In a way, what I’m advocating for here is viewing politics not through the lens of sports— whose up, whose down, who has the best strategic play, and so on— but more through the lens of theater. Who said what? Who did what? What does it mean? What is the subtext? And how does the explicit meaning and the way it is conveyed mesh? Or are they in meaningful tension? If you follow the action, what are people actually doing? And what is the meaning of what they are doing?

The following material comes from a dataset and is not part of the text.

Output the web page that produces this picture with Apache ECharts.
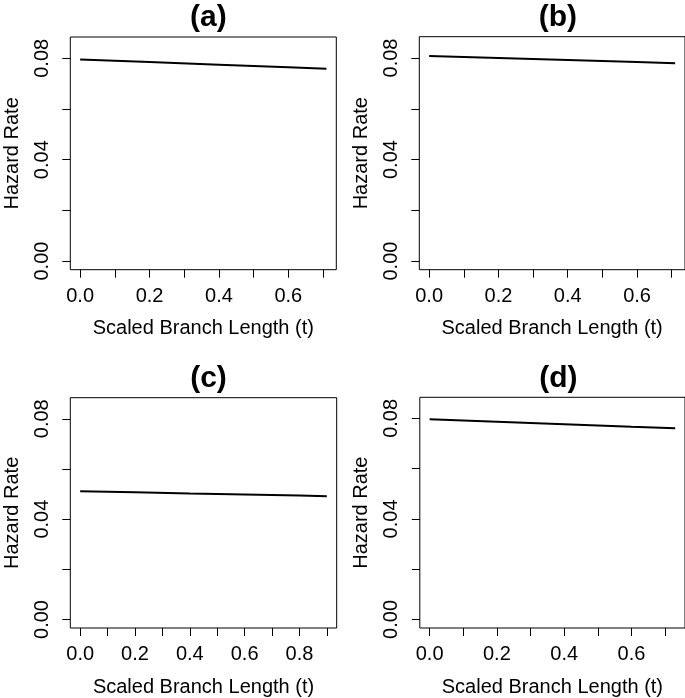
<!DOCTYPE html>
<html>
<head>
<meta charset="utf-8">
<script src="https://cdn.jsdelivr.net/npm/echarts@6/dist/echarts.min.js"></script>
<style>
html,body{margin:0;padding:0;background:#fff;}
#chart{width:685px;height:698px;}
</style>
</head>
<body>
<div id="chart"></div>
<script>
// ---- data ----
var panelTitles = ['(a)', '(b)', '(c)', '(d)'];
var tA = [0, 0.2, 0.4, 0.6, 0.71];
var hazardA = [0.0795, 0.0785, 0.0775, 0.0765, 0.0759];
var tB = [0, 0.2, 0.4, 0.6, 0.71];
var hazardB = [0.0808, 0.0800, 0.0792, 0.0784, 0.0779];
var tC = [0, 0.2, 0.4, 0.6, 0.8, 0.9];
var hazardC = [0.0511, 0.0507, 0.0502, 0.0498, 0.0494, 0.0491];
var tD = [0, 0.2, 0.4, 0.6, 0.73];
var hazardD = [0.0797, 0.0787, 0.0777, 0.0767, 0.0761];
var yTicks = [0, 0.02, 0.04, 0.06, 0.08];
var yTickLabels = [0, 0.04, 0.08];
var xTicksAB = [0, 0.1, 0.2, 0.3, 0.4, 0.5, 0.6, 0.7];
var xTickLabelsAB = [0, 0.2, 0.4, 0.6];
var xTicksC = [0, 0.1, 0.2, 0.3, 0.4, 0.5, 0.6, 0.7, 0.8, 0.9];
var xTickLabelsC = [0, 0.2, 0.4, 0.6, 0.8];
var xTicksD = [0, 0.1, 0.2, 0.3, 0.4, 0.5, 0.6, 0.7];
var xTickLabelsD = [0, 0.2, 0.4, 0.6];
var xLabel = 'Scaled Branch Length (t)';
var yLabel = 'Hazard Rate';

// ---- layout ----
var FONT = '"Liberation Sans", Arial, Helvetica, sans-serif';
var panels = [
  {t: tA, h: hazardA, T: 0.71, xt: xTicksAB, xl: xTickLabelsAB, left: 70.3, top: 37, width: 266, height: 232.7},
  {t: tB, h: hazardB, T: 0.71, xt: xTicksAB, xl: xTickLabelsAB, left: 419.3, top: 36.7, width: 267, height: 233},
  {t: tC, h: hazardC, T: 0.90, xt: xTicksC, xl: xTickLabelsC, left: 70.3, top: 397.7, width: 266.4, height: 232.3},
  {t: tD, h: hazardD, T: 0.73, xt: xTicksD, xl: xTickLabelsD, left: 419.8, top: 397.3, width: 267, height: 232.7}
];

var grids = [], xAxes = [], yAxes = [], series = [], titles = [];
panels.forEach(function (p, i) {
  grids.push({left: p.left, top: p.top, width: p.width, height: p.height,
    show: true, borderColor: '#000', borderWidth: 1, backgroundColor: 'transparent', containLabel: false});
  titles.push({text: panelTitles[i], left: p.left + p.width / 2, top: p.top - 39, textAlign: 'center',
    textStyle: {fontFamily: FONT, fontSize: 30, fontWeight: 'bold', color: '#000'}});
  xAxes.push({type: 'value', gridIndex: i, min: -0.04 * p.T, max: 1.04 * p.T,
    splitLine: {show: false}, axisLine: {show: false, onZero: false},
    axisTick: {show: true, length: 8, inside: false, customValues: p.xt, lineStyle: {color: '#000', width: 1}},
    axisLabel: {show: true, customValues: p.xl, margin: 16.5, color: '#000', fontFamily: FONT, fontSize: 20,
      formatter: function (v) { return v.toFixed(1); }},
    name: xLabel, nameLocation: 'middle', nameGap: 49,
    nameTextStyle: {fontFamily: FONT, fontSize: 20, color: '#000'}});
  yAxes.push({type: 'value', gridIndex: i, min: -0.0034, max: 0.0884,
    splitLine: {show: false}, axisLine: {show: false, onZero: false},
    axisTick: {show: true, length: 8, inside: false, customValues: yTicks, lineStyle: {color: '#000', width: 1}},
    axisLabel: {show: true, customValues: yTickLabels, rotate: 90, margin: 18, color: '#000', fontFamily: FONT, fontSize: 20,
      formatter: function (v) { return v.toFixed(2); }},
    name: yLabel, nameLocation: 'middle', nameGap: 48, nameRotate: 90,
    nameTextStyle: {fontFamily: FONT, fontSize: 20, color: '#000'}});
  series.push({type: 'line', xAxisIndex: i, yAxisIndex: i, showSymbol: false, symbol: 'none',
    data: p.t.map(function (x, k) { return [x, p.h[k]]; }),
    lineStyle: {color: '#000', width: 2}, animation: false, silent: true});
});

var chart = echarts.init(document.getElementById('chart'), null, {renderer: 'canvas'});
chart.setOption({
  animation: false,
  backgroundColor: '#fff',
  title: titles,
  grid: grids,
  xAxis: xAxes,
  yAxis: yAxes,
  series: series
});
</script>
</body>
</html>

Those of us who work in the arts and work in criticism do ourselves and the world a disservice by not using the tools we have been given to try to describe the world to each other more often, to explain both its meaning and how that meaning is created. We have ceded that space to political writers, many of whom are great at it, but many of whom have every incentive to avoid discussing meaning altogether and to instead do sportscenter. In ceding that space, we have also begun to cede our traditional roles of describing cultural meaning making as well, with the unfortunate side effect that political writers moonlight as critics, but that is a jeremiad for a different day.
As for me: I do not work for the Democratic Party. I am not in the messaging business. I am not a political consultant. Nor am I a political columnist. All of those people have many reasons to think about polls, or slogans, or best to frame green energy production for working class voters. I do not. What I need to do is live here, now, where I am, in my community, figure out what I believe is right, and work to achieve it. As a writer, particularly one who works in cultural criticism and history, my job is to tell the truth, and to describe the world and what it makes as honestly as I can.
So that’s what I am going to try to do. That is where I am.